Instructions to follow: Each line below should be retyped exactly, with no pictures.

— start Materials provided —

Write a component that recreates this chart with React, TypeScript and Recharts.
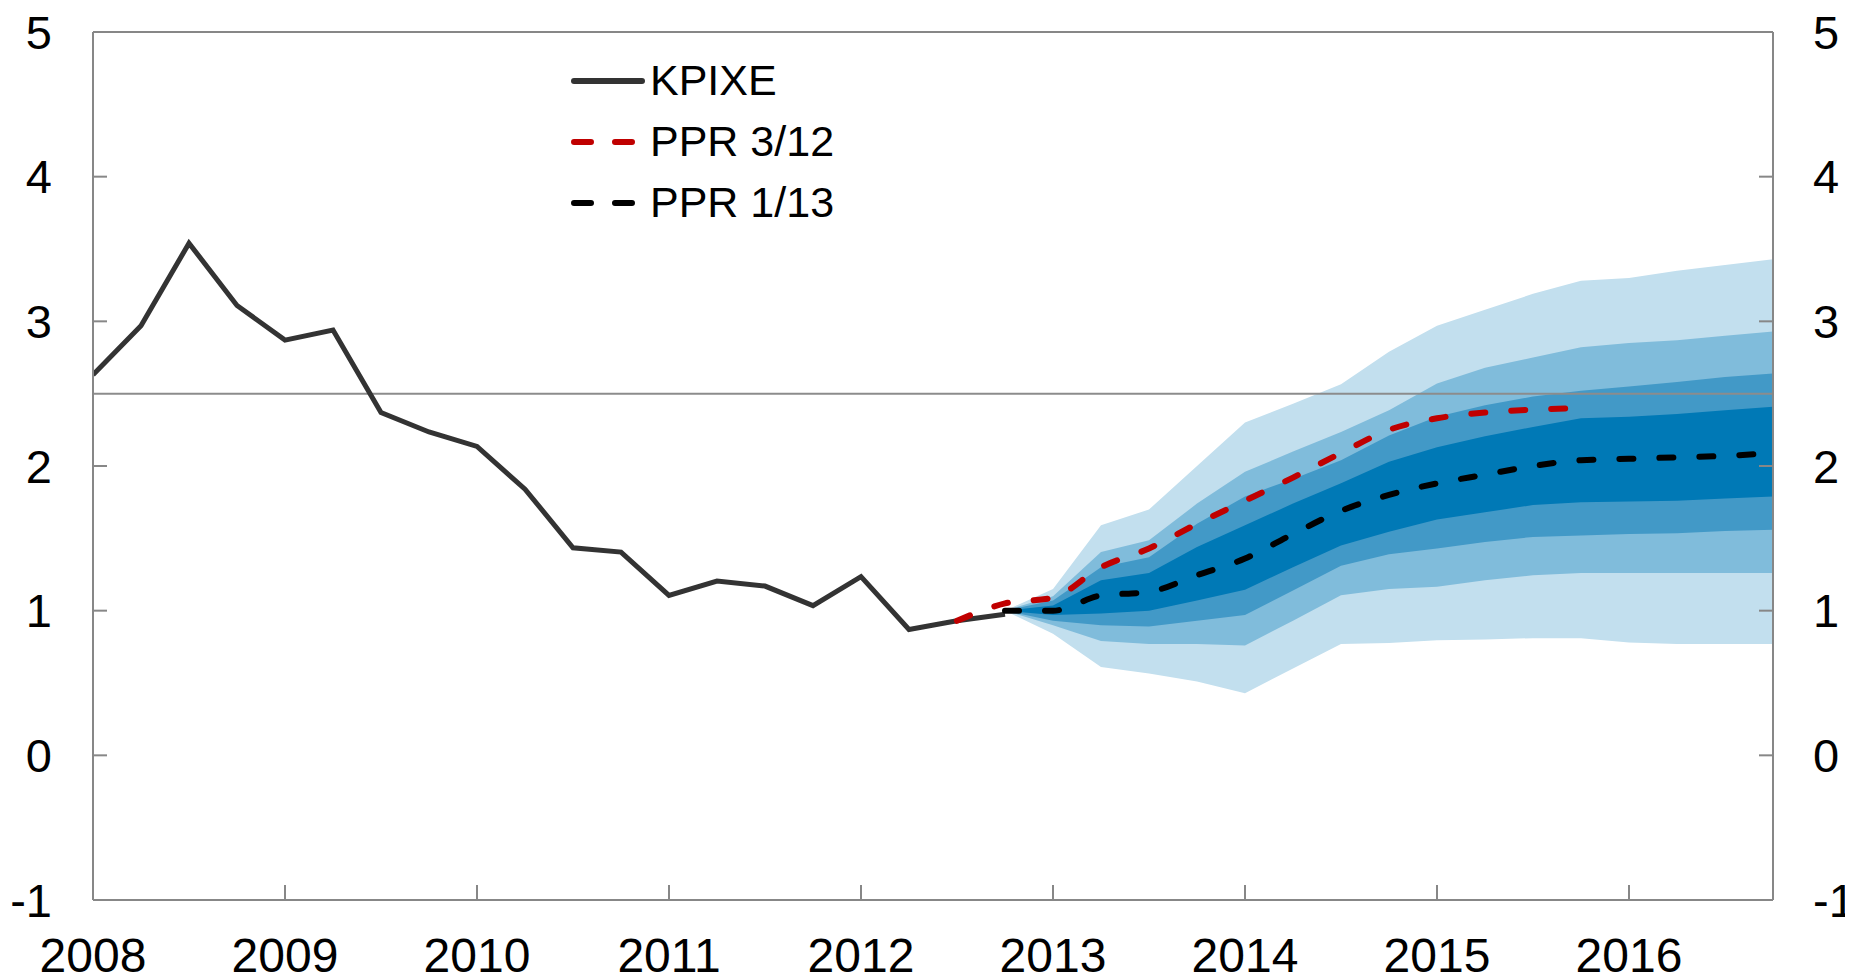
import {
  Area,
  ComposedChart,
  Legend,
  Line,
  ReferenceLine,
  XAxis,
  YAxis,
} from "recharts";

const years = [2008, 2009, 2010, 2011, 2012, 2013, 2014, 2015, 2016];
const yTicks = [-1, 0, 1, 2, 3, 4, 5];

// quarterly, 2008 Q1 - 2012 Q4
const kpixe = [
  2.63, 2.97, 3.54, 3.11, 2.87, 2.94, 2.37, 2.235, 2.135, 1.84, 1.435, 1.405,
  1.105, 1.205, 1.17, 1.035, 1.235, 0.87, 0.93, 0.975,
];

// 2012 Q3 - 2015 Q4
const ppr312 = [
  0.93, 1.05, 1.09, 1.3, 1.43, 1.6, 1.76, 1.92, 2.09, 2.25, 2.33, 2.37, 2.39,
  2.4,
];

// 2012 Q4 - 2016 Q4
const ppr113 = [
  1.0, 1.0, 1.105, 1.13, 1.245, 1.36, 1.53, 1.69, 1.8, 1.88, 1.94, 2.0, 2.04,
  2.05, 2.06, 2.07, 2.09,
];

// fan bands, 2012 Q4 - 2016 Q4
const band90Low = [
  1.0, 0.84, 0.61, 0.565, 0.51, 0.43, 0.6, 0.77, 0.776, 0.795, 0.8, 0.81, 0.81,
  0.78, 0.77, 0.77, 0.77,
];
const band70Low = [
  1.0, 0.9, 0.79, 0.77, 0.77, 0.76, 0.93, 1.106, 1.15, 1.165, 1.21, 1.245,
  1.26, 1.26, 1.26, 1.26, 1.26,
];
const band50Low = [
  1.0, 0.93, 0.9, 0.89, 0.93, 0.97, 1.14, 1.31, 1.39, 1.43, 1.475, 1.51, 1.52,
  1.53, 1.535, 1.55, 1.56,
];
const band30Low = [
  1.0, 0.97, 0.98, 1.0, 1.07, 1.145, 1.3, 1.45, 1.545, 1.63, 1.68, 1.73, 1.75,
  1.755, 1.76, 1.775, 1.79,
];
const band30High = [
  1.0, 1.035, 1.21, 1.26, 1.44, 1.59, 1.74, 1.88, 2.03, 2.13, 2.205, 2.27,
  2.33, 2.34, 2.36, 2.385, 2.41,
];
const band50High = [
  1.0, 1.07, 1.3, 1.37, 1.6, 1.79, 1.91, 2.04, 2.21, 2.34, 2.42, 2.48, 2.52,
  2.55, 2.58, 2.615, 2.64,
];
const band70High = [
  1.0, 1.1, 1.405, 1.486, 1.74, 1.96, 2.1, 2.235, 2.385, 2.57, 2.68, 2.75,
  2.82, 2.85, 2.87, 2.9, 2.93,
];
const band90High = [
  1.0, 1.15, 1.59, 1.7, 2.0, 2.3, 2.43, 2.565, 2.79, 2.97, 3.08, 3.19, 3.28,
  3.3, 3.35, 3.39, 3.43,
];

const QUARTERS = 36;
const PPR312_START = 18;
const FAN_START = 19;

const data = Array.from({ length: QUARTERS }, (_, i) => {
  const f = i - FAN_START;
  const r = i - PPR312_START;
  const fan = f >= 0;
  return {
    t: 2008 + i / 4,
    kpixe: i < kpixe.length ? kpixe[i] : null,
    ppr312: r >= 0 && r < ppr312.length ? ppr312[r] : null,
    ppr113: fan ? ppr113[f] : null,
    b90: fan ? [band90Low[f], band90High[f]] : null,
    b70: fan ? [band70Low[f], band70High[f]] : null,
    b50: fan ? [band50Low[f], band50High[f]] : null,
    b30: fan ? [band30Low[f], band30High[f]] : null,
  };
});

const FONT = "'Liberation Sans', Arial, sans-serif";
const AXIS = "#878787";

const legendItems = [
  { label: "KPIXE", color: "#333333", dash: undefined },
  { label: "PPR 3/12", color: "#c00000", dash: "17 24" },
  { label: "PPR 1/13", color: "#000000", dash: "17 24" },
];

function FanLegend() {
  return (
    <div style={{ fontFamily: FONT, fontSize: 43, color: "#000" }}>
      {legendItems.map((it) => (
        <div
          key={it.label}
          style={{ display: "flex", alignItems: "center", height: 61 }}
        >
          <svg width={74} height={10} style={{ marginRight: 5 }}>
            <line
              x1={3}
              x2={71}
              y1={5}
              y2={5}
              stroke={it.color}
              strokeWidth={6}
              strokeLinecap="round"
              strokeDasharray={it.dash}
            />
          </svg>
          <span style={{ lineHeight: 1 }}>{it.label}</span>
        </div>
      ))}
    </div>
  );
}

export default function App() {
  const xTick = { fill: "#000", fontSize: 48, fontFamily: FONT };
  const yTick = { fill: "#000", fontSize: 47, fontFamily: FONT };
  return (
    <ComposedChart
      width={1837}
      height={969}
      data={data}
      margin={{ top: 24, right: 0, left: 0, bottom: 0 }}
    >
      <XAxis
        dataKey="t"
        type="number"
        domain={[2008, 2016.75]}
        ticks={years}
        interval={0}
        allowDataOverflow
        height={77}
        tickSize={-15}
        tickMargin={53}
        tick={xTick}
        stroke={AXIS}
        strokeWidth={2}
      />
      <YAxis
        yAxisId="left"
        domain={[-1, 5]}
        ticks={yTicks}
        interval={0}
        allowDataOverflow
        width={85}
        tickSize={-14}
        tickMargin={55}
        tick={yTick}
        stroke={AXIS}
        strokeWidth={2}
      />
      <YAxis
        yAxisId="right"
        orientation="right"
        domain={[-1, 5]}
        ticks={yTicks}
        interval={0}
        allowDataOverflow
        width={72}
        tickSize={-14}
        tickMargin={54}
        tick={yTick}
        stroke={AXIS}
        strokeWidth={2}
      />
      <Area
        yAxisId="left"
        dataKey="b90"
        type="linear"
        stroke="none"
        fill="#c2dfee"
        fillOpacity={1}
        isAnimationActive={false}
      />
      <Area
        yAxisId="left"
        dataKey="b70"
        type="linear"
        stroke="none"
        fill="#80bcdb"
        fillOpacity={1}
        isAnimationActive={false}
      />
      <Area
        yAxisId="left"
        dataKey="b50"
        type="linear"
        stroke="none"
        fill="#4299c7"
        fillOpacity={1}
        isAnimationActive={false}
      />
      <Area
        yAxisId="left"
        dataKey="b30"
        type="linear"
        stroke="none"
        fill="#0079b6"
        fillOpacity={1}
        isAnimationActive={false}
      />
      <ReferenceLine yAxisId="left" y={5} stroke={AXIS} strokeWidth={2} />
      <ReferenceLine yAxisId="left" y={2.5} stroke="#8c8c8c" strokeWidth={2} />
      <Line
        yAxisId="left"
        dataKey="kpixe"
        type="linear"
        stroke="#333333"
        strokeWidth={5}
        dot={false}
        isAnimationActive={false}
      />
      <Line
        yAxisId="left"
        dataKey="ppr312"
        type="monotone"
        stroke="#c00000"
        strokeWidth={6}
        strokeDasharray="14 26"
        strokeLinecap="round"
        dot={false}
        isAnimationActive={false}
      />
      <Line
        yAxisId="left"
        dataKey="ppr113"
        type="monotone"
        stroke="#000000"
        strokeWidth={6}
        strokeDasharray="14 26"
        strokeLinecap="round"
        dot={false}
        isAnimationActive={false}
      />
      <Legend
        layout="vertical"
        align="center"
        verticalAlign="middle"
        content={() => <FanLegend />}
        wrapperStyle={{ top: 42, left: 563, width: 320 }}
      />
    </ComposedChart>
  );
}
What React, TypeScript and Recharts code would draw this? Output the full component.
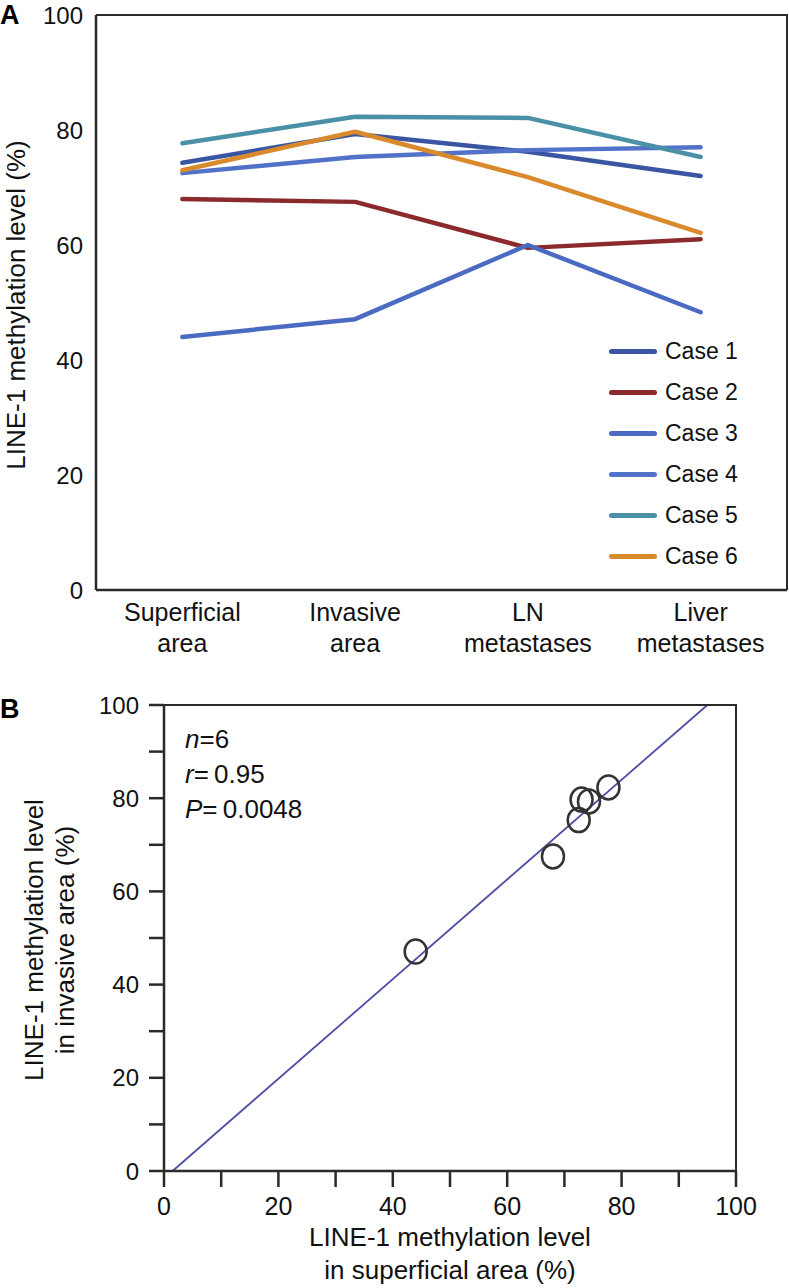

— end Materials provided —

Exercise result:
Write a component that recreates this chart with React, TypeScript and Recharts.
import {
  Area,
  ComposedChart,
  Legend,
  Line,
  ReferenceLine,
  XAxis,
  YAxis,
} from "recharts";

const years = [2008, 2009, 2010, 2011, 2012, 2013, 2014, 2015, 2016];
const yTicks = [-1, 0, 1, 2, 3, 4, 5];

// quarterly, 2008 Q1 - 2012 Q4
const kpixe = [
  2.63, 2.97, 3.54, 3.11, 2.87, 2.94, 2.37, 2.235, 2.135, 1.84, 1.435, 1.405,
  1.105, 1.205, 1.17, 1.035, 1.235, 0.87, 0.93, 0.975,
];

// 2012 Q3 - 2015 Q4
const ppr312 = [
  0.93, 1.05, 1.09, 1.3, 1.43, 1.6, 1.76, 1.92, 2.09, 2.25, 2.33, 2.37, 2.39,
  2.4,
];

// 2012 Q4 - 2016 Q4
const ppr113 = [
  1.0, 1.0, 1.105, 1.13, 1.245, 1.36, 1.53, 1.69, 1.8, 1.88, 1.94, 2.0, 2.04,
  2.05, 2.06, 2.07, 2.09,
];

// fan bands, 2012 Q4 - 2016 Q4
const band90Low = [
  1.0, 0.84, 0.61, 0.565, 0.51, 0.43, 0.6, 0.77, 0.776, 0.795, 0.8, 0.81, 0.81,
  0.78, 0.77, 0.77, 0.77,
];
const band70Low = [
  1.0, 0.9, 0.79, 0.77, 0.77, 0.76, 0.93, 1.106, 1.15, 1.165, 1.21, 1.245,
  1.26, 1.26, 1.26, 1.26, 1.26,
];
const band50Low = [
  1.0, 0.93, 0.9, 0.89, 0.93, 0.97, 1.14, 1.31, 1.39, 1.43, 1.475, 1.51, 1.52,
  1.53, 1.535, 1.55, 1.56,
];
const band30Low = [
  1.0, 0.97, 0.98, 1.0, 1.07, 1.145, 1.3, 1.45, 1.545, 1.63, 1.68, 1.73, 1.75,
  1.755, 1.76, 1.775, 1.79,
];
const band30High = [
  1.0, 1.035, 1.21, 1.26, 1.44, 1.59, 1.74, 1.88, 2.03, 2.13, 2.205, 2.27,
  2.33, 2.34, 2.36, 2.385, 2.41,
];
const band50High = [
  1.0, 1.07, 1.3, 1.37, 1.6, 1.79, 1.91, 2.04, 2.21, 2.34, 2.42, 2.48, 2.52,
  2.55, 2.58, 2.615, 2.64,
];
const band70High = [
  1.0, 1.1, 1.405, 1.486, 1.74, 1.96, 2.1, 2.235, 2.385, 2.57, 2.68, 2.75,
  2.82, 2.85, 2.87, 2.9, 2.93,
];
const band90High = [
  1.0, 1.15, 1.59, 1.7, 2.0, 2.3, 2.43, 2.565, 2.79, 2.97, 3.08, 3.19, 3.28,
  3.3, 3.35, 3.39, 3.43,
];

const QUARTERS = 36;
const PPR312_START = 18;
const FAN_START = 19;

const data = Array.from({ length: QUARTERS }, (_, i) => {
  const f = i - FAN_START;
  const r = i - PPR312_START;
  const fan = f >= 0;
  return {
    t: 2008 + i / 4,
    kpixe: i < kpixe.length ? kpixe[i] : null,
    ppr312: r >= 0 && r < ppr312.length ? ppr312[r] : null,
    ppr113: fan ? ppr113[f] : null,
    b90: fan ? [band90Low[f], band90High[f]] : null,
    b70: fan ? [band70Low[f], band70High[f]] : null,
    b50: fan ? [band50Low[f], band50High[f]] : null,
    b30: fan ? [band30Low[f], band30High[f]] : null,
  };
});

const FONT = "'Liberation Sans', Arial, sans-serif";
const AXIS = "#878787";

const legendItems = [
  { label: "KPIXE", color: "#333333", dash: undefined },
  { label: "PPR 3/12", color: "#c00000", dash: "17 24" },
  { label: "PPR 1/13", color: "#000000", dash: "17 24" },
];

function FanLegend() {
  return (
    <div style={{ fontFamily: FONT, fontSize: 43, color: "#000" }}>
      {legendItems.map((it) => (
        <div
          key={it.label}
          style={{ display: "flex", alignItems: "center", height: 61 }}
        >
          <svg width={74} height={10} style={{ marginRight: 5 }}>
            <line
              x1={3}
              x2={71}
              y1={5}
              y2={5}
              stroke={it.color}
              strokeWidth={6}
              strokeLinecap="round"
              strokeDasharray={it.dash}
            />
          </svg>
          <span style={{ lineHeight: 1 }}>{it.label}</span>
        </div>
      ))}
    </div>
  );
}

export default function App() {
  const xTick = { fill: "#000", fontSize: 48, fontFamily: FONT };
  const yTick = { fill: "#000", fontSize: 47, fontFamily: FONT };
  return (
    <ComposedChart
      width={1837}
      height={969}
      data={data}
      margin={{ top: 24, right: 0, left: 0, bottom: 0 }}
    >
      <XAxis
        dataKey="t"
        type="number"
        domain={[2008, 2016.75]}
        ticks={years}
        interval={0}
        allowDataOverflow
        height={77}
        tickSize={-15}
        tickMargin={53}
        tick={xTick}
        stroke={AXIS}
        strokeWidth={2}
      />
      <YAxis
        yAxisId="left"
        domain={[-1, 5]}
        ticks={yTicks}
        interval={0}
        allowDataOverflow
        width={85}
        tickSize={-14}
        tickMargin={55}
        tick={yTick}
        stroke={AXIS}
        strokeWidth={2}
      />
      <YAxis
        yAxisId="right"
        orientation="right"
        domain={[-1, 5]}
        ticks={yTicks}
        interval={0}
        allowDataOverflow
        width={72}
        tickSize={-14}
        tickMargin={54}
        tick={yTick}
        stroke={AXIS}
        strokeWidth={2}
      />
      <Area
        yAxisId="left"
        dataKey="b90"
        type="linear"
        stroke="none"
        fill="#c2dfee"
        fillOpacity={1}
        isAnimationActive={false}
      />
      <Area
        yAxisId="left"
        dataKey="b70"
        type="linear"
        stroke="none"
        fill="#80bcdb"
        fillOpacity={1}
        isAnimationActive={false}
      />
      <Area
        yAxisId="left"
        dataKey="b50"
        type="linear"
        stroke="none"
        fill="#4299c7"
        fillOpacity={1}
        isAnimationActive={false}
      />
      <Area
        yAxisId="left"
        dataKey="b30"
        type="linear"
        stroke="none"
        fill="#0079b6"
        fillOpacity={1}
        isAnimationActive={false}
      />
      <ReferenceLine yAxisId="left" y={5} stroke={AXIS} strokeWidth={2} />
      <ReferenceLine yAxisId="left" y={2.5} stroke="#8c8c8c" strokeWidth={2} />
      <Line
        yAxisId="left"
        dataKey="kpixe"
        type="linear"
        stroke="#333333"
        strokeWidth={5}
        dot={false}
        isAnimationActive={false}
      />
      <Line
        yAxisId="left"
        dataKey="ppr312"
        type="monotone"
        stroke="#c00000"
        strokeWidth={6}
        strokeDasharray="14 26"
        strokeLinecap="round"
        dot={false}
        isAnimationActive={false}
      />
      <Line
        yAxisId="left"
        dataKey="ppr113"
        type="monotone"
        stroke="#000000"
        strokeWidth={6}
        strokeDasharray="14 26"
        strokeLinecap="round"
        dot={false}
        isAnimationActive={false}
      />
      <Legend
        layout="vertical"
        align="center"
        verticalAlign="middle"
        content={() => <FanLegend />}
        wrapperStyle={{ top: 42, left: 563, width: 320 }}
      />
    </ComposedChart>
  );
}
What React, TypeScript and Recharts code would draw this? Output the full component.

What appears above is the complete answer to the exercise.